Tuesday’s premiere was exciting for the filmmakers, in part because they filmed at locations within a short drive of Park City.

“It’s such a rare treat to come back to the place where you spent three months of your lives sweating on the side of a mountain, and now we’re freezing in the cold ready to see the finished product,” Nathan Zellner said before the film.

The Zellners, who last came to Sundance with the “Fargo”-inspired comedy-drama “Kumiko, the Treasure Hunter,” had long wanted to make a Western, but in their own offbeat style.

“We wanted to do something we hadn’t seen before and come up with a storyline that played against certain tropes that had become tiresome,” David Zellner said in the Q&A.

“It’s an unusual tone,” Pattinson said after the film. “The script was very solid,” the “Twilight” star added, with “a very specific voice.”

Pattinson also recalled the pitch the Zellners made to get him interested in the film: “[They said,] ‘We have this idea, and we have no idea if it works or not.’”

The movie was filmed mostly within a short drive of the Utah Film Studios outside Park City, which was the production’s base of operations.

“We wanted to find new places that you didn’t see in every Western, or didn’t see in every period piece,” said producer Chris Ohlson on the red carpet before the film. “When we came here to Utah, [we] realized that within an hour’s drive of here, the terrain is incredibly diverse and wildly different.”

“We didn’t want to do the more typical desert, dry Western environment,” said Nathan Zellner. “We wanted the pioneery mountain landscape.”

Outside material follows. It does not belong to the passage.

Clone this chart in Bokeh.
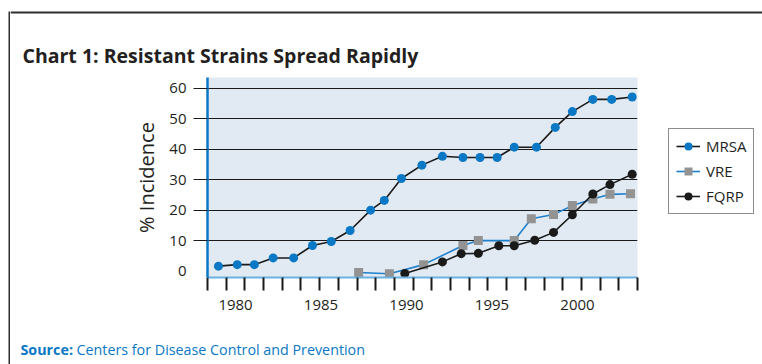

Ohlson listed the Utah production crews and the state’s tax incentives for movie and TV production as benefits. He added that Park City also relieved one of the pressures associated with working with big movie stars.

“This is a town that, because of Sundance, is used to celebrities,” Ohlson said. “I think Rob and Mia appreciated not shooting in a restaurant in downtown L.A. where they’re both going to be mobbed. [In Park City,] every night of the week, we’d go out to have dinner or have drinks, and 95 percent of the time they were left alone.”

Wasikowska, known to audiences for her roles in “Crimson Peak” and “Alice in Wonderland,” had high praise for Utah. “It was so beautiful in the summer, and people feel really healthy and grounded and quite happy,” she said.